Facing off against Captain Ahab, Dr. Fu Manchu, and Prof. Moriarty? Sure!

Passages - Victorian era, literary-based high adventure!

Lxndr

Quote from: Justin D. Jacobson on August 24, 2006, 09:08:57 PM
Quote from: abzu on August 24, 2006, 07:25:19 PM
BTW, just the hint of a mention of a possible revised version coming out soon will kill sales for your current book. If you do make plans to revise and rerelease material, keep the news in house until you've moved all the stock you need to prior to the revision.

-L
Quoted for truth.

Definitely.  I made this very bone-headed mistake with Fastlane just a few weeks ago and now I'm scrambling to figure out ways to avoid pulping the rest of my stock. 
Alexander Cherry, Twisted Confessions Game Design
Maker of many fine story-games!
Moderator of Indie Netgaming

Marhault

Hey Jason,

I'm not a publisher and only half a designer, but I thought I'd weigh in on this as somebody who hasn't bought the Roach yet.
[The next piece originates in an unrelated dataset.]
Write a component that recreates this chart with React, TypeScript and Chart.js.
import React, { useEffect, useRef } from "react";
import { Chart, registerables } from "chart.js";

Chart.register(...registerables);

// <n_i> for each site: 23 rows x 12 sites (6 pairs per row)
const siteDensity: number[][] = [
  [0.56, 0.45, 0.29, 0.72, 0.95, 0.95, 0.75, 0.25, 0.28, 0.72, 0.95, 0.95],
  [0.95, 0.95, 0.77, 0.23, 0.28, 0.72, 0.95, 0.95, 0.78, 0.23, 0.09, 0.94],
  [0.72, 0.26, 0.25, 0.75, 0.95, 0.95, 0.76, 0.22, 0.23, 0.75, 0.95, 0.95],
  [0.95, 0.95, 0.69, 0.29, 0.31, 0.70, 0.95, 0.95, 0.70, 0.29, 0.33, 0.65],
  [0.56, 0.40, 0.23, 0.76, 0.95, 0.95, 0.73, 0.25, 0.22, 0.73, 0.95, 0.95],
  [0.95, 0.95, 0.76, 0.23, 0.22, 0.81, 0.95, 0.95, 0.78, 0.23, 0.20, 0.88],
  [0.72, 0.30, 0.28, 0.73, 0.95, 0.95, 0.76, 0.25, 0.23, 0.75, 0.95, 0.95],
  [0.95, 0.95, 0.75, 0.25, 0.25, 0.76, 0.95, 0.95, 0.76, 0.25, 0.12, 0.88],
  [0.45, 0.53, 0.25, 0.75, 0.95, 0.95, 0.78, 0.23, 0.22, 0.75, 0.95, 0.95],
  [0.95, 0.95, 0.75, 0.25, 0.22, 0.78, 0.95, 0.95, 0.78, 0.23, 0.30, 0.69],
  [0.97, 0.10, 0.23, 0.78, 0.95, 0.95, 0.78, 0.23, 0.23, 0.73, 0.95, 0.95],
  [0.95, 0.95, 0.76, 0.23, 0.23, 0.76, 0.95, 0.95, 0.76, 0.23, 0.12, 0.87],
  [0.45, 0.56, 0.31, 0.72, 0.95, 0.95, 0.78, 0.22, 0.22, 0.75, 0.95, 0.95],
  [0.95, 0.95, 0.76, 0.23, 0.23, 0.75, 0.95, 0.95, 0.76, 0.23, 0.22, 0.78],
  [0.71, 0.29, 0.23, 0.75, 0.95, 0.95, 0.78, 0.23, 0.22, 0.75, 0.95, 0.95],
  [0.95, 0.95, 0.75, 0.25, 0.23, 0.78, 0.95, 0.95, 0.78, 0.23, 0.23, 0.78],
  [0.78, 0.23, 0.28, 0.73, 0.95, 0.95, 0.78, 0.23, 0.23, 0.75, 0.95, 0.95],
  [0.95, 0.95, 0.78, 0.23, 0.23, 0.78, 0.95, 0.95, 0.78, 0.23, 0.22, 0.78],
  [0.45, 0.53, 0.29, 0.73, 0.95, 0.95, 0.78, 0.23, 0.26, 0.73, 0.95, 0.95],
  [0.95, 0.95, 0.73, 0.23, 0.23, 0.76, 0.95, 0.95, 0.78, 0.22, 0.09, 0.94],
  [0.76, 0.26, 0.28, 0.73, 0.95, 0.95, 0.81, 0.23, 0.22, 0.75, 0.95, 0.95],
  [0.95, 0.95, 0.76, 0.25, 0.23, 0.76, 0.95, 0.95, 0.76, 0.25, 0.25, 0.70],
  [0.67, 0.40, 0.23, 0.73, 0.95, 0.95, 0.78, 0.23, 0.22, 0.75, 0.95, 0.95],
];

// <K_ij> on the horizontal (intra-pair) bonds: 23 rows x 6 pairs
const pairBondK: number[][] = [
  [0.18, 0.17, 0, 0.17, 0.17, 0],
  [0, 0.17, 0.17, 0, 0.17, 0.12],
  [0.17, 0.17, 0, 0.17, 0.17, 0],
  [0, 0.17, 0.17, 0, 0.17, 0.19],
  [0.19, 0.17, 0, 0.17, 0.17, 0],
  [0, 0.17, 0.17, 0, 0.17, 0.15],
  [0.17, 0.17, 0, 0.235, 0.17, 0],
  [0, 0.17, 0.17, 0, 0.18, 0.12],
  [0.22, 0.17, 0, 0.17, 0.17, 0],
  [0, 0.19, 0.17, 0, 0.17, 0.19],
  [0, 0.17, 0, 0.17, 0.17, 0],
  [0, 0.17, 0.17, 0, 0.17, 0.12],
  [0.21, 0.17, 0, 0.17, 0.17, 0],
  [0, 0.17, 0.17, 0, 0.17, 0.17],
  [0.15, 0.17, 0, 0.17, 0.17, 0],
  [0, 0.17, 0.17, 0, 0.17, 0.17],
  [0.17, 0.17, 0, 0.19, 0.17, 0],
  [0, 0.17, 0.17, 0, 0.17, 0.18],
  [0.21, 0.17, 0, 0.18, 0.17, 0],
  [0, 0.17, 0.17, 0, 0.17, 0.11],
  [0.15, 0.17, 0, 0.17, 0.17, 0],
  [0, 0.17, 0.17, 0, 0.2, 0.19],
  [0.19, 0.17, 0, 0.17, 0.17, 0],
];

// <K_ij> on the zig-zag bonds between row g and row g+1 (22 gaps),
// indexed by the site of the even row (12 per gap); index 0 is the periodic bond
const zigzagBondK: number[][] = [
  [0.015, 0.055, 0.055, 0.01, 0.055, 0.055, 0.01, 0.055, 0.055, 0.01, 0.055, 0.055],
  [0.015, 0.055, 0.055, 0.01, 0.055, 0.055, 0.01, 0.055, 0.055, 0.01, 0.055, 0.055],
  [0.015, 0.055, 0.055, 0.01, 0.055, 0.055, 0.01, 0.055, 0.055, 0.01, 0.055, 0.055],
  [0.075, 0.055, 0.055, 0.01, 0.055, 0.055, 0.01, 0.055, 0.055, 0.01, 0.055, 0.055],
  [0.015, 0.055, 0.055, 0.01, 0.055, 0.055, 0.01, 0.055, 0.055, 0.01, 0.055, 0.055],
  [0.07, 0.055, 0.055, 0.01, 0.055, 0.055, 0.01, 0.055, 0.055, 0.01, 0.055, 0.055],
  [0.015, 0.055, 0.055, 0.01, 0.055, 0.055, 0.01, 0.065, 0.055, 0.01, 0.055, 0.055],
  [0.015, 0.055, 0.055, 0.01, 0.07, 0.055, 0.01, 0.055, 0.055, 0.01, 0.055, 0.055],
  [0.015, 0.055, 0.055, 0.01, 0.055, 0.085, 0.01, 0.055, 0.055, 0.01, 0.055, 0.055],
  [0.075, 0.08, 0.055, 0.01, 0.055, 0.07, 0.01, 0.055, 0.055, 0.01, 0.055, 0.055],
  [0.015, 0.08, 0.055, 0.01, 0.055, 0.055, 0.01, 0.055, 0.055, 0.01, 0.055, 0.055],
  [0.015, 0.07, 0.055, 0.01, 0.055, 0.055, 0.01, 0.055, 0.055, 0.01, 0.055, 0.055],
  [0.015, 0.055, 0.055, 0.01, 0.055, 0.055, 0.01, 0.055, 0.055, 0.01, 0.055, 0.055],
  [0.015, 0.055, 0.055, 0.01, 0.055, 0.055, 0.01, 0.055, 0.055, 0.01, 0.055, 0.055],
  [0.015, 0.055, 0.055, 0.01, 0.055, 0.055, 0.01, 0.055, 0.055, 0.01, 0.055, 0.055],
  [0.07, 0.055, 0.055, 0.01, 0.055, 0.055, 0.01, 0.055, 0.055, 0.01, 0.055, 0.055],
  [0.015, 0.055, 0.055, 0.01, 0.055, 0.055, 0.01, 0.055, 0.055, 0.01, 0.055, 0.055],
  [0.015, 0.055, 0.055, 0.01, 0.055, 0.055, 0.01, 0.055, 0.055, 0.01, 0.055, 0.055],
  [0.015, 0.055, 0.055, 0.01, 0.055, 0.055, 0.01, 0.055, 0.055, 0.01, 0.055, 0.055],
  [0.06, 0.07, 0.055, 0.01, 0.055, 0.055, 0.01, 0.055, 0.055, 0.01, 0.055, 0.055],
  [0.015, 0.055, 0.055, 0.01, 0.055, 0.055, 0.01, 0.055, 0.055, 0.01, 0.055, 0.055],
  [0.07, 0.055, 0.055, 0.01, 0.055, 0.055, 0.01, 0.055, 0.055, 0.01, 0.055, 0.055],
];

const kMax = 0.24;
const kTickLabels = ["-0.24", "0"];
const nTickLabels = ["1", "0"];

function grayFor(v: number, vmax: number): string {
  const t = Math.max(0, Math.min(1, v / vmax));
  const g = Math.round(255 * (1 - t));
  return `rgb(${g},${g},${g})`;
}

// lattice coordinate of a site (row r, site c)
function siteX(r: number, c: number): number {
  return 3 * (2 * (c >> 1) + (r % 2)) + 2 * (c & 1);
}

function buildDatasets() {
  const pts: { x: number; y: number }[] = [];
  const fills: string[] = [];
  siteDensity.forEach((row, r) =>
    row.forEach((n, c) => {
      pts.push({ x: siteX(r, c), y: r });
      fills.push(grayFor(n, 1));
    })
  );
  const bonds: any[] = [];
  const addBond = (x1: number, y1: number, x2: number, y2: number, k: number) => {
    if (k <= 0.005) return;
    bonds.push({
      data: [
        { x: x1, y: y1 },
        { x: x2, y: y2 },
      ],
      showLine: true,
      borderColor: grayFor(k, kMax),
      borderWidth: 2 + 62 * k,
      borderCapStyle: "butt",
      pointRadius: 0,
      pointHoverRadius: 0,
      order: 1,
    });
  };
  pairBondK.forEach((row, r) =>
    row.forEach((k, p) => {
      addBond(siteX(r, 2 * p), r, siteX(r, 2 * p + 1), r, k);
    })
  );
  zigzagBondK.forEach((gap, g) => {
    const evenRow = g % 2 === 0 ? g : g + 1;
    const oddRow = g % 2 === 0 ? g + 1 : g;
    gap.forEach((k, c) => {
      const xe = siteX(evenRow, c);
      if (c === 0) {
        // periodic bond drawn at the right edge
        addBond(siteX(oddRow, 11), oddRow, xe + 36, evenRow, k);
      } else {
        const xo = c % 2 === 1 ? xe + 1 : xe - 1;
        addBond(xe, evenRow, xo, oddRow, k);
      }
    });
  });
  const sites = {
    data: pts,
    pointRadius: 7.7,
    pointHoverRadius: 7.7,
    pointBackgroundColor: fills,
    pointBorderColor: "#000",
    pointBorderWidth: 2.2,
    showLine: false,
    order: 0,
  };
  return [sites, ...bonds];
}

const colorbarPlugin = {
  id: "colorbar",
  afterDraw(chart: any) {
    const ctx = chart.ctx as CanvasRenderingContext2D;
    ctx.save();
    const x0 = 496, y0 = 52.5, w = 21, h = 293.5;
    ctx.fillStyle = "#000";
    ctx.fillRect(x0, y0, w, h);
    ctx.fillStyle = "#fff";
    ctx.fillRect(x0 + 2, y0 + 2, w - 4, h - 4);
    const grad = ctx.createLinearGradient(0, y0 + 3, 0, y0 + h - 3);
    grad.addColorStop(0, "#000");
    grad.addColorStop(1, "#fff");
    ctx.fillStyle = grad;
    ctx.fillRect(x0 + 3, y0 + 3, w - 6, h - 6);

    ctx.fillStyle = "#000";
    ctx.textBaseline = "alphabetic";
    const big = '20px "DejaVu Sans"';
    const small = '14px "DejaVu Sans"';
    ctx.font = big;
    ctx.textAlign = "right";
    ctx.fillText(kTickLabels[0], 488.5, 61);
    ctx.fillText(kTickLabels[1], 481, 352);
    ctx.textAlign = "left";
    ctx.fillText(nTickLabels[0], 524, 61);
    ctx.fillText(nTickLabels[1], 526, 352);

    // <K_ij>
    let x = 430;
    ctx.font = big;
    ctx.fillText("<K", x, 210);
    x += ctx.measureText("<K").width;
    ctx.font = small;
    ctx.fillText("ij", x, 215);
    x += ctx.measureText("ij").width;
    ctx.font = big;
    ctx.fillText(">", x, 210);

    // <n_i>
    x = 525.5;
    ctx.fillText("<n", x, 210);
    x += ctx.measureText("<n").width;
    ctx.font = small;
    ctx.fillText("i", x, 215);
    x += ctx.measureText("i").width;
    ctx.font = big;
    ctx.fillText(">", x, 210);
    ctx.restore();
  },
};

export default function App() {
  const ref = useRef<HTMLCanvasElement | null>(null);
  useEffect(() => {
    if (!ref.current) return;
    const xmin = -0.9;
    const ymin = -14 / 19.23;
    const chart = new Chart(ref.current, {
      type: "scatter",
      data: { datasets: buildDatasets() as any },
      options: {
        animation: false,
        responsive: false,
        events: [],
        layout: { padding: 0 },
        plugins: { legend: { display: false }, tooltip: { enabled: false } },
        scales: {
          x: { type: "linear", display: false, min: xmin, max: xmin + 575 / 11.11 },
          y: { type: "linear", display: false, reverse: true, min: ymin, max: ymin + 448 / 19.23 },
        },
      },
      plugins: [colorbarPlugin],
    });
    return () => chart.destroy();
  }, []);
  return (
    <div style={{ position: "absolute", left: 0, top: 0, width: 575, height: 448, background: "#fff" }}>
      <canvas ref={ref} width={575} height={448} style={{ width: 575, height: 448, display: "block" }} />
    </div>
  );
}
Cleaning up the text, grammar, etc. in the book is all well and good.  Clarifying rules explanations and general format problems makes for a cleaner book without changing the inherent value of the item.  If you have minor rules changes and such, just include a brief explanatory note and a URL to your wiki or web site so we can all access the information and be on our merry way.  I'd rather know that I got the same game that I hear everyone talking about than some "new and improved" Roach 1.1 edition.
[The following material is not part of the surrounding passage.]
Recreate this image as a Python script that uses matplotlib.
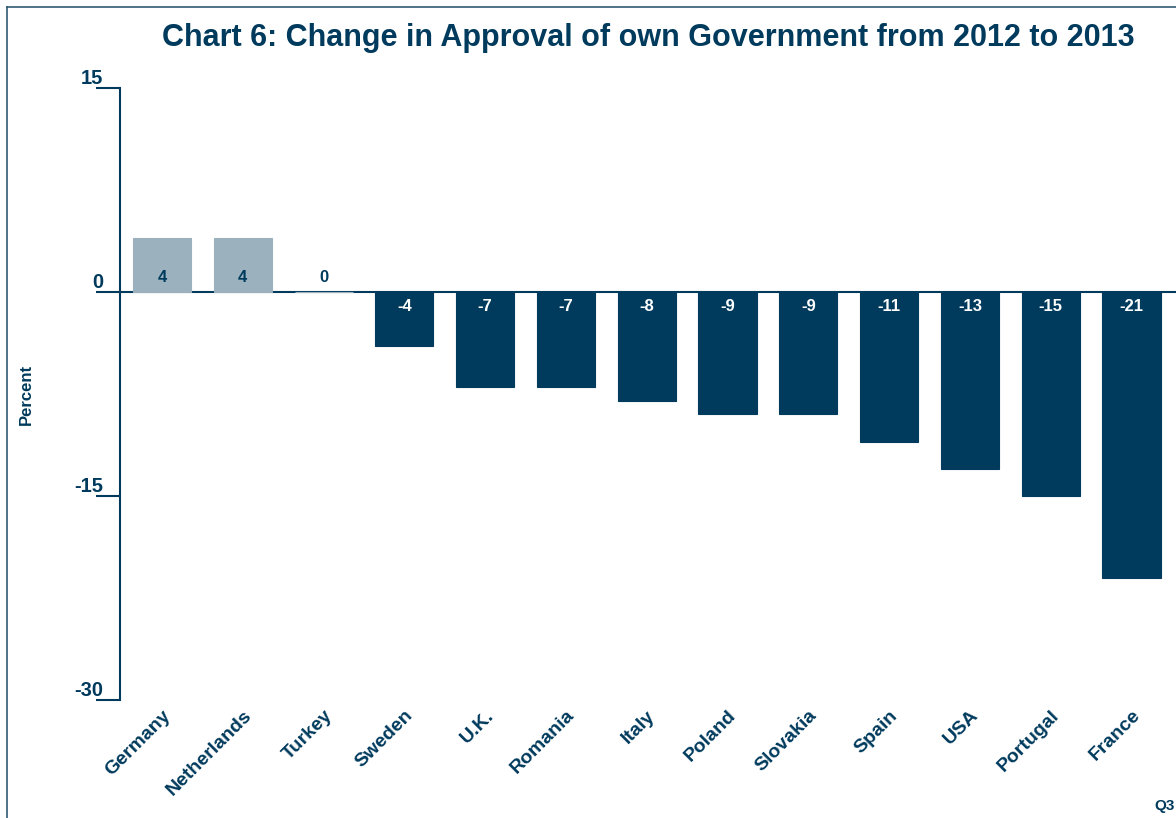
import matplotlib.pyplot as plt
from matplotlib.lines import Line2D

COUNTRIES = ["Germany", "Netherlands", "Turkey", "Sweden", "U.K.", "Romania", "Italy",
             "Poland", "Slovakia", "Spain", "USA", "Portugal", "France"]
CHANGE = [4, 4, 0, -4, -7, -7, -8, -9, -9, -11, -13, -15, -21]
YTICKS = [15, 0, -15, -30]

DARK = "#003a5c"
LIGHT = "#9bb1bd"
FONT = ["Liberation Sans", "DejaVu Sans"]

plt.rcParams["font.family"] = FONT


def main():
    fig = plt.figure(figsize=(11.76, 8.18), dpi=100)
    ax = fig.add_axes([120 / 1176, 1 - 700 / 818, 1 - 120 / 1176, (700 - 88) / 818])

    x = list(range(len(COUNTRIES)))
    colors = [LIGHT if v >= 0 else DARK for v in CHANGE]
    ax.bar(x, CHANGE, width=0.72, color=colors, edgecolor=colors, linewidth=0.8, zorder=2)
    ax.axhline(0, color=DARK, lw=1.5, zorder=1)

    for i, v in enumerate(CHANGE):
        if v >= 0:
            ax.text(i, 1.05, str(v), ha="center", va="center", fontsize=12,
                    fontweight="bold", color=DARK, zorder=3)
        else:
            ax.text(i, -1.05, str(v), ha="center", va="center", fontsize=12,
                    fontweight="bold", color="white", zorder=3)

    ax.set_xlim(-0.52, 12.55)
    ax.set_ylim(-30, 15)
    ax.set_yticks(YTICKS)
    ax.set_yticklabels([str(t) for t in YTICKS], fontsize=14.5, fontweight="bold", color=DARK)
    for lbl in ax.get_yticklabels():
        lbl.set_va("bottom")
    ax.tick_params(axis="y", length=17, width=1.5, color=DARK, pad=-5)

    ax.set_xticks(x)
    ax.set_xticklabels(COUNTRIES, rotation=45, ha="right", rotation_mode="anchor",
                       fontsize=14, fontweight="bold", color=DARK)
    ax.tick_params(axis="x", length=0, pad=5)

    for s in ["top", "right", "bottom"]:
        ax.spines[s].set_visible(False)
    ax.spines["left"].set_color(DARK)
    ax.spines["left"].set_linewidth(1.5)

    ax.set_ylabel("Percent", fontsize=12, fontweight="bold", color=DARK)
    ax.yaxis.set_label_coords(-0.082, 0.5)
    ax.set_title("Chart 6: Change in Approval of own Government from 2012 to 2013",
                 fontsize=22, fontweight="bold", color=DARK, pad=30)

    fig.text(1175 / 1176, 1 - 806 / 818, "Q3", fontsize=11, fontweight="bold",
             color=DARK, ha="right", va="center")

    # frame around the chart area (left and top visible)
    fig.add_artist(Line2D([7 / 1176, 7 / 1176], [0, 1 - 7 / 818], transform=fig.transFigure,
                          color="#2f5a73", lw=1.2))
    fig.add_artist(Line2D([7 / 1176, 1], [1 - 7 / 818, 1 - 7 / 818], transform=fig.transFigure,
                          color="#2f5a73", lw=1.2))

    fig.savefig("out.png", dpi=100)


if __name__ == "__main__":
    main()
For me, the book is a discrete object, a customer's copy can't change to keep up with the ever evolving version of the game.  Someone who followed SaHR from its early stages (Game Chef, right?) and bought the book as soon as it was available shouldn't be penalized for their excitement and early buy-in, and that's what it would feel like to me, as a consumer.  "Great, I jumped the gun on this and bought it before it was really finished."  As if your first published editions was actually just your last playtest edition.

Put the tweaks up in webspace as suggested variants.  Tell people what game situations led to the problems they're intended to fix.  Start saving up for a revised edition worthy of the name.

Jason Morningstar

Thanks Marhault, that's good advice.  I intend to be very conservative and, at this point, post some free additional material with suggestions for things like playing a short game or a three-player game.  I don't have any intention of changing any rules at this point.

Jake Richmond

I think its really okay to revise and rerelease your game whenever you want. Theres a few things about Panty explosion I'd like to change. Some typos that need fixing, some page layout issues and some rules clarifications. Theres also some new content I'd like to add. Since we're almost out of copies from the first print run I plan to add this stuff in when we go back to press next month. I don't see any problem with that. I do plan on putting any additional content I add to the book on the site as well so people who already have the book can get at it for free. I don't plan on doing a new cover or promoting the revised book as different in any way, except maybe by telling people that it now has some extra shit in it.

But I certainly don't think 6 months is too soon. If updating your book is worthwhile to you then really you should do it.


Jake

Jake Richmond

lso, I've been wanting to play again after the demo you gave me at  Gencon. Should I wait for the revised version or will I be okay with the current one?